- Born: 28 August 1940 (age 85) Melbourne, Victoria Australia
- Education: Newington College University of Sydney University of New South Wales
- Occupation: Retired Law lecturer
- Parent(s): Mavis and Lawrence Pyke
- Relatives: Lillian Pyke (grandmother)

= John Pyke =

Australian physicist and university law lecturer

John Richard Pyke (born 28 August 1940) is an Australian physicist and a former university law lecturer. In retirement he still writes about Constitutional Law. He was a Queensland Senate candidate at the 2001 and 2010 Australian Federal Election.

==Family==
Pyke was born in Melbourne, Victoria, the first son of three children born to educator Lawrence Pyke and his wife Mavis (née Clarke). He is the grandson of the teacher, journalist and author, Lillian Maxwell Pyke (1881–1927).

==Education==
From 1952 until 1957, Pyke was educated at Newington College, where his father was Headmaster.
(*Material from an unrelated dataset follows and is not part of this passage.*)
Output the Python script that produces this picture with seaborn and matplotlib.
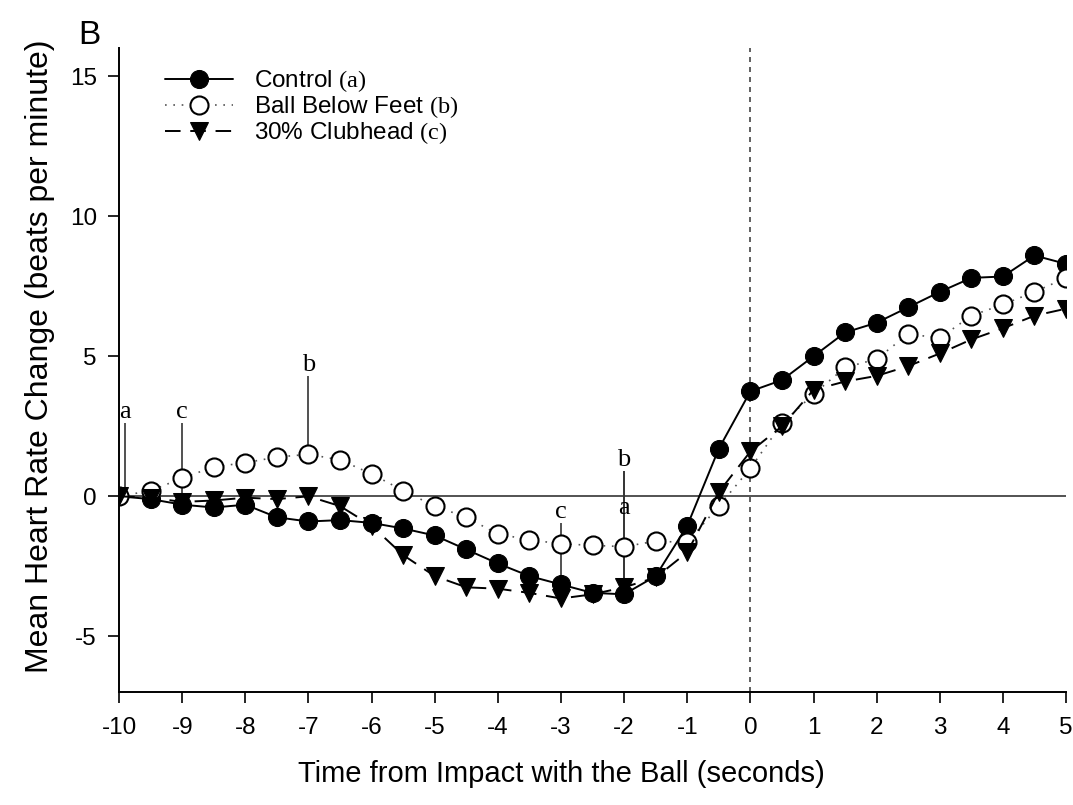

He is a BSc from the University of Sydney, an LLB from the University of New South Wales and an LLM from the University of Sydney.

==Career==
Pyke was a physicist for 15 years before studying law. He then taught law at the University of New South Wales and Macquarie University before moving to the Queensland University of Technology in 1983. He has taught Litigation, Land Law, Family Law, Contracts, Trade Practices, Introduction to Law, History and Philosophy of Law, Law in Context, Jurisprudence, Legal Research and Writing, Legal Institutions and Method, and a number of Constitutional Law subjects. Pyke's main interests lie in the fields of legal reasoning and constitutional law. Pyke has been a consultant to the now-defunct Electoral and Administrative Review Commission and to the independent member for Nicklin, Peter Wellington, on constitutional matters, and has made several submissions to Parliamentary Committees and to the Queensland Constitutional Review Commission. He is the QUT Law School’s coordinator of the Queensland Parliamentary Internship Program, under which students earn credit for doing research for a member or a committee of the Queensland Parliament.

==Political candidate==
In 2001 Pyke ran for election to the Senate on a Queensland ticket for Republican Party of Australia. At the 2010 Federal election Pyke campaigned for governments to impose stricter limits on the numbers of poker machines allowed per State and for limits on the feed rate and to keep up the pressure on all governments to adopt the Productivity Commission's recommendations, and progressively do more to reduce governments' dependence on gambling taxes.

==Publications==
- 2007 Legal Institutions and Method - Third Edition (with A I MacAdam)
- 2007 Indescribably Strange Powers, Australian Publican Movement - ARMLET p3
- 2006 Who is Head of State?, ARMLET: Newsletter of the Australian Republican Movement p1
- 2004 Book Review: HP Lee and G Winterton (eds), Australian Constitutional Landmarks, Queensland University of Technology Law and Justice Journal p121-123 (with A I MacAdam)
- 2003 A Constitutional Nation, The Verdict p30-32
- 2003 Letter to the Editor, Australian Law Journal p414-415
- 2003 Our Constitutional Nation: Yes, States have Constitutions Too - Kind Of ..., The Verdict p33-35
- 2002 Book Review: Parliament - The Vision in Hindsight, Proctor p32
- 2001 Globalisation - The Bane of Popular Sovereignty?, Beyond The Republic: Meeting The Global Challenges To Constitutionalism p205-214
- 1999 Let's leave hysteria to the monarchists, The Australian Republic - The Case For Yes p78-89.